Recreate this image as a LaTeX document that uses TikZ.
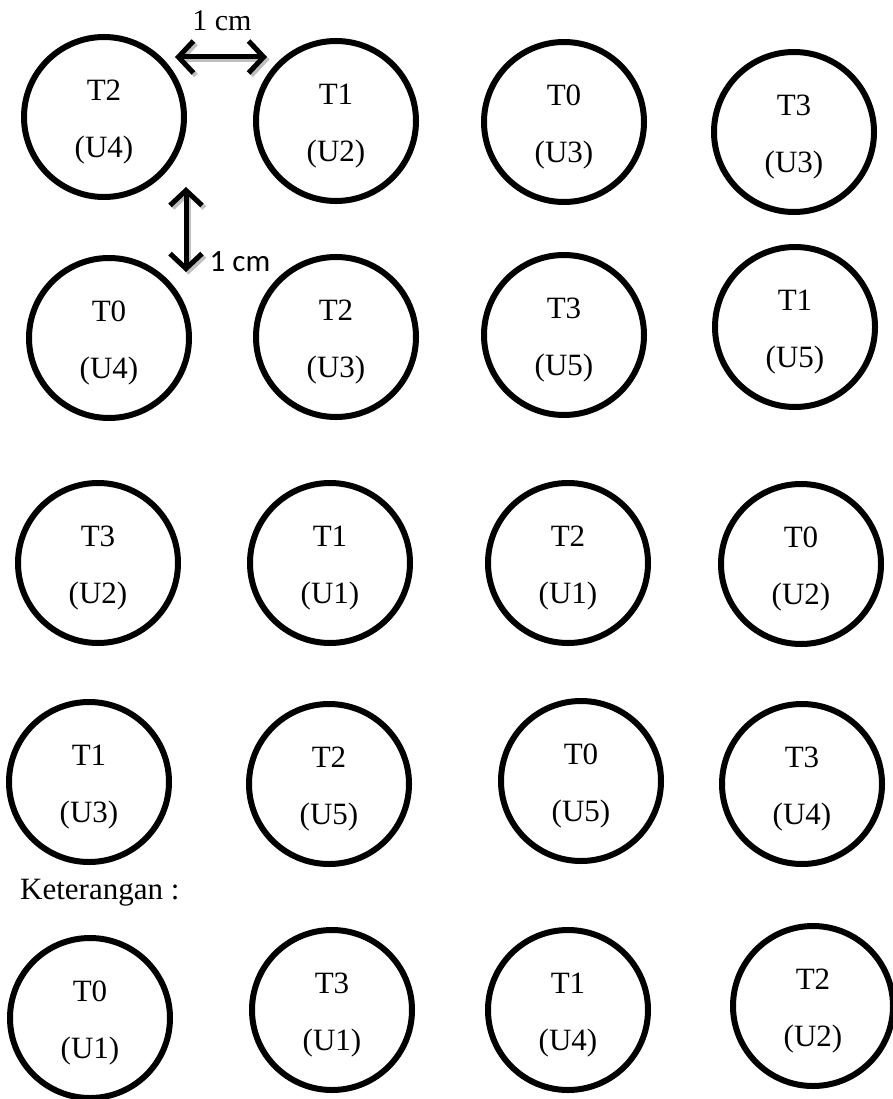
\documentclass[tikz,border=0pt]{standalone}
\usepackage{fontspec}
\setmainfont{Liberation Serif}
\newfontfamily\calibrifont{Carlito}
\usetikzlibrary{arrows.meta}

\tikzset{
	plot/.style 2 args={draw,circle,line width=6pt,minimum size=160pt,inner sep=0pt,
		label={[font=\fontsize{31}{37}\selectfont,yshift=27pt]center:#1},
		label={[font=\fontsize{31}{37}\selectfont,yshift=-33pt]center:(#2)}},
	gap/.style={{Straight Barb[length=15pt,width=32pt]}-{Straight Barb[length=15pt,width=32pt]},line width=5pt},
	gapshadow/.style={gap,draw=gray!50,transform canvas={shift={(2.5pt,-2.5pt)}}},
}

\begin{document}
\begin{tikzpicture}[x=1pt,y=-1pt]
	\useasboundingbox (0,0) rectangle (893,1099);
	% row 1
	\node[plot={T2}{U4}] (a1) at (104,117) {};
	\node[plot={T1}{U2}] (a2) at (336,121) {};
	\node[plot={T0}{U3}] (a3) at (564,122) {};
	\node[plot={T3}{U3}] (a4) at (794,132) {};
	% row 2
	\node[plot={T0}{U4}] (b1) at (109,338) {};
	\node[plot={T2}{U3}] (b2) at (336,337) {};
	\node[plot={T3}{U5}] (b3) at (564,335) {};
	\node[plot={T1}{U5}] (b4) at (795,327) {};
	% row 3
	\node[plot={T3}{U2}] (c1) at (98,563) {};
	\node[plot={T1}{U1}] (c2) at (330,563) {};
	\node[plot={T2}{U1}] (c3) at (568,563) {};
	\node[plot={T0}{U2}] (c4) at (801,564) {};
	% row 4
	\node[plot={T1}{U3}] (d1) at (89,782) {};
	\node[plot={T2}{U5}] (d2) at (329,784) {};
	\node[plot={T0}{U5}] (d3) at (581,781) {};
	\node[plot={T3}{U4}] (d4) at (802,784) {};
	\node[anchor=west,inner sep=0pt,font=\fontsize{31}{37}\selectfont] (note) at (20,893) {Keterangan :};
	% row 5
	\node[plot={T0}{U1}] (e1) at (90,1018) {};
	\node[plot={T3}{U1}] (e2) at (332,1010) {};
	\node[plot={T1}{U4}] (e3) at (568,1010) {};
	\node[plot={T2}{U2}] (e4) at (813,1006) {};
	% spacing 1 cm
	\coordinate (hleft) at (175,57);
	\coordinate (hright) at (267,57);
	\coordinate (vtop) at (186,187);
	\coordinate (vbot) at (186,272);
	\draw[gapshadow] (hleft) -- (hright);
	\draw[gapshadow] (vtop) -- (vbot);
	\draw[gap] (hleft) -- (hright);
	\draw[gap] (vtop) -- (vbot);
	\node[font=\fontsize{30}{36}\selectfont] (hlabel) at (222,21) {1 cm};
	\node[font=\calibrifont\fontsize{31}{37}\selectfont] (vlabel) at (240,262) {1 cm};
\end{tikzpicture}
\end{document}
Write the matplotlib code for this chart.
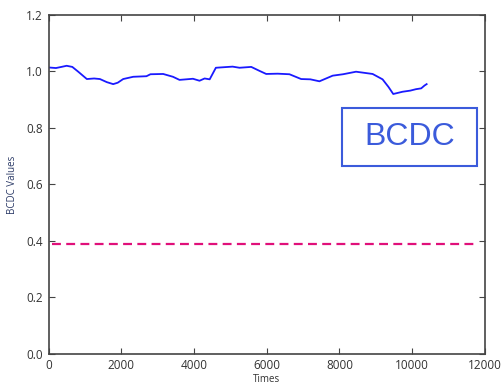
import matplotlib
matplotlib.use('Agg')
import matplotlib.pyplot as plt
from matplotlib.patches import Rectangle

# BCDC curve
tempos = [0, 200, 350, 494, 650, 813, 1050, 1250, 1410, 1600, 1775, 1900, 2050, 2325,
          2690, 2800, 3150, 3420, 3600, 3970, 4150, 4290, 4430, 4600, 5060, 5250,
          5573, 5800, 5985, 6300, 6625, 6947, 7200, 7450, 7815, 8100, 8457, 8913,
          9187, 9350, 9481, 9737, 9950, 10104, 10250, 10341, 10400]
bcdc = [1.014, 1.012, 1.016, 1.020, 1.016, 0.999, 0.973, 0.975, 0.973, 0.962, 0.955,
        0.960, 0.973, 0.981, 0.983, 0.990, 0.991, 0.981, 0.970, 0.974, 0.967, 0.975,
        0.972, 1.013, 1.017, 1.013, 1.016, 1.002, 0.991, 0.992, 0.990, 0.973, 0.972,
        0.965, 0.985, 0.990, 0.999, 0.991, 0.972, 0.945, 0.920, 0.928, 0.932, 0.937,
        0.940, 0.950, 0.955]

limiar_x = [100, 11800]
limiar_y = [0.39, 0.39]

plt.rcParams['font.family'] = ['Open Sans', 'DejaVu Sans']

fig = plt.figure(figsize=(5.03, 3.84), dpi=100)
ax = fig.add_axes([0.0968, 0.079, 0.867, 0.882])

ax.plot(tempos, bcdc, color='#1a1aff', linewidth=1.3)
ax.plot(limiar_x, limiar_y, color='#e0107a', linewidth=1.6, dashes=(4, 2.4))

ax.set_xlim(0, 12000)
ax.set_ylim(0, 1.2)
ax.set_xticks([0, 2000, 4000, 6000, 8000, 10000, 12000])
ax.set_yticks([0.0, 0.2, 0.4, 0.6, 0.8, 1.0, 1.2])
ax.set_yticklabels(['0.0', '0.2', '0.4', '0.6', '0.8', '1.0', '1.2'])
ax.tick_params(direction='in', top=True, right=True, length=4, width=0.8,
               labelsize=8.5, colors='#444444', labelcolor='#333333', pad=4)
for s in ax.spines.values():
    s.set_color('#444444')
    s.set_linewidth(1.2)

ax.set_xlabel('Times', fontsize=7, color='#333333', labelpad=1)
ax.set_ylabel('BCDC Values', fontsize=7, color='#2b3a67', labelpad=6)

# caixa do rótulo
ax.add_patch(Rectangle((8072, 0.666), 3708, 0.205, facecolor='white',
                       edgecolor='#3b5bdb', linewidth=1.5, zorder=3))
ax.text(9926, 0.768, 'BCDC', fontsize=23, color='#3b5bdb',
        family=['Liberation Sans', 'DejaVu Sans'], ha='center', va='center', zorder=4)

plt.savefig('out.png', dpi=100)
━━━━━━━━━━
■ **AIM OF THE TASK**
Restate the data above exactly, stripping out each image.

■ **SOLUTION**
Recreate this image as a LaTeX document that uses TikZ.
\documentclass[tikz,border=0pt]{standalone}
\usepackage{fontspec}
\setmainfont{Liberation Serif}
\newfontfamily\calibrifont{Carlito}
\usetikzlibrary{arrows.meta}

\tikzset{
	plot/.style 2 args={draw,circle,line width=6pt,minimum size=160pt,inner sep=0pt,
		label={[font=\fontsize{31}{37}\selectfont,yshift=27pt]center:#1},
		label={[font=\fontsize{31}{37}\selectfont,yshift=-33pt]center:(#2)}},
	gap/.style={{Straight Barb[length=15pt,width=32pt]}-{Straight Barb[length=15pt,width=32pt]},line width=5pt},
	gapshadow/.style={gap,draw=gray!50,transform canvas={shift={(2.5pt,-2.5pt)}}},
}

\begin{document}
\begin{tikzpicture}[x=1pt,y=-1pt]
	\useasboundingbox (0,0) rectangle (893,1099);
	% row 1
	\node[plot={T2}{U4}] (a1) at (104,117) {};
	\node[plot={T1}{U2}] (a2) at (336,121) {};
	\node[plot={T0}{U3}] (a3) at (564,122) {};
	\node[plot={T3}{U3}] (a4) at (794,132) {};
	% row 2
	\node[plot={T0}{U4}] (b1) at (109,338) {};
	\node[plot={T2}{U3}] (b2) at (336,337) {};
	\node[plot={T3}{U5}] (b3) at (564,335) {};
	\node[plot={T1}{U5}] (b4) at (795,327) {};
	% row 3
	\node[plot={T3}{U2}] (c1) at (98,563) {};
	\node[plot={T1}{U1}] (c2) at (330,563) {};
	\node[plot={T2}{U1}] (c3) at (568,563) {};
	\node[plot={T0}{U2}] (c4) at (801,564) {};
	% row 4
	\node[plot={T1}{U3}] (d1) at (89,782) {};
	\node[plot={T2}{U5}] (d2) at (329,784) {};
	\node[plot={T0}{U5}] (d3) at (581,781) {};
	\node[plot={T3}{U4}] (d4) at (802,784) {};
	\node[anchor=west,inner sep=0pt,font=\fontsize{31}{37}\selectfont] (note) at (20,893) {Keterangan :};
	% row 5
	\node[plot={T0}{U1}] (e1) at (90,1018) {};
	\node[plot={T3}{U1}] (e2) at (332,1010) {};
	\node[plot={T1}{U4}] (e3) at (568,1010) {};
	\node[plot={T2}{U2}] (e4) at (813,1006) {};
	% spacing 1 cm
	\coordinate (hleft) at (175,57);
	\coordinate (hright) at (267,57);
	\coordinate (vtop) at (186,187);
	\coordinate (vbot) at (186,272);
	\draw[gapshadow] (hleft) -- (hright);
	\draw[gapshadow] (vtop) -- (vbot);
	\draw[gap] (hleft) -- (hright);
	\draw[gap] (vtop) -- (vbot);
	\node[font=\fontsize{30}{36}\selectfont] (hlabel) at (222,21) {1 cm};
	\node[font=\calibrifont\fontsize{31}{37}\selectfont] (vlabel) at (240,262) {1 cm};
\end{tikzpicture}
\end{document}
Write the matplotlib code for this chart.
import matplotlib
matplotlib.use('Agg')
import matplotlib.pyplot as plt
from matplotlib.patches import Rectangle

# BCDC curve
tempos = [0, 200, 350, 494, 650, 813, 1050, 1250, 1410, 1600, 1775, 1900, 2050, 2325,
          2690, 2800, 3150, 3420, 3600, 3970, 4150, 4290, 4430, 4600, 5060, 5250,
          5573, 5800, 5985, 6300, 6625, 6947, 7200, 7450, 7815, 8100, 8457, 8913,
          9187, 9350, 9481, 9737, 9950, 10104, 10250, 10341, 10400]
bcdc = [1.014, 1.012, 1.016, 1.020, 1.016, 0.999, 0.973, 0.975, 0.973, 0.962, 0.955,
        0.960, 0.973, 0.981, 0.983, 0.990, 0.991, 0.981, 0.970, 0.974, 0.967, 0.975,
        0.972, 1.013, 1.017, 1.013, 1.016, 1.002, 0.991, 0.992, 0.990, 0.973, 0.972,
        0.965, 0.985, 0.990, 0.999, 0.991, 0.972, 0.945, 0.920, 0.928, 0.932, 0.937,
        0.940, 0.950, 0.955]

limiar_x = [100, 11800]
limiar_y = [0.39, 0.39]

plt.rcParams['font.family'] = ['Open Sans', 'DejaVu Sans']

fig = plt.figure(figsize=(5.03, 3.84), dpi=100)
ax = fig.add_axes([0.0968, 0.079, 0.867, 0.882])

ax.plot(tempos, bcdc, color='#1a1aff', linewidth=1.3)
ax.plot(limiar_x, limiar_y, color='#e0107a', linewidth=1.6, dashes=(4, 2.4))

ax.set_xlim(0, 12000)
ax.set_ylim(0, 1.2)
ax.set_xticks([0, 2000, 4000, 6000, 8000, 10000, 12000])
ax.set_yticks([0.0, 0.2, 0.4, 0.6, 0.8, 1.0, 1.2])
ax.set_yticklabels(['0.0', '0.2', '0.4', '0.6', '0.8', '1.0', '1.2'])
ax.tick_params(direction='in', top=True, right=True, length=4, width=0.8,
               labelsize=8.5, colors='#444444', labelcolor='#333333', pad=4)
for s in ax.spines.values():
    s.set_color('#444444')
    s.set_linewidth(1.2)

ax.set_xlabel('Times', fontsize=7, color='#333333', labelpad=1)
ax.set_ylabel('BCDC Values', fontsize=7, color='#2b3a67', labelpad=6)

# caixa do rótulo
ax.add_patch(Rectangle((8072, 0.666), 3708, 0.205, facecolor='white',
                       edgecolor='#3b5bdb', linewidth=1.5, zorder=3))
ax.text(9926, 0.768, 'BCDC', fontsize=23, color='#3b5bdb',
        family=['Liberation Sans', 'DejaVu Sans'], ha='center', va='center', zorder=4)

plt.savefig('out.png', dpi=100)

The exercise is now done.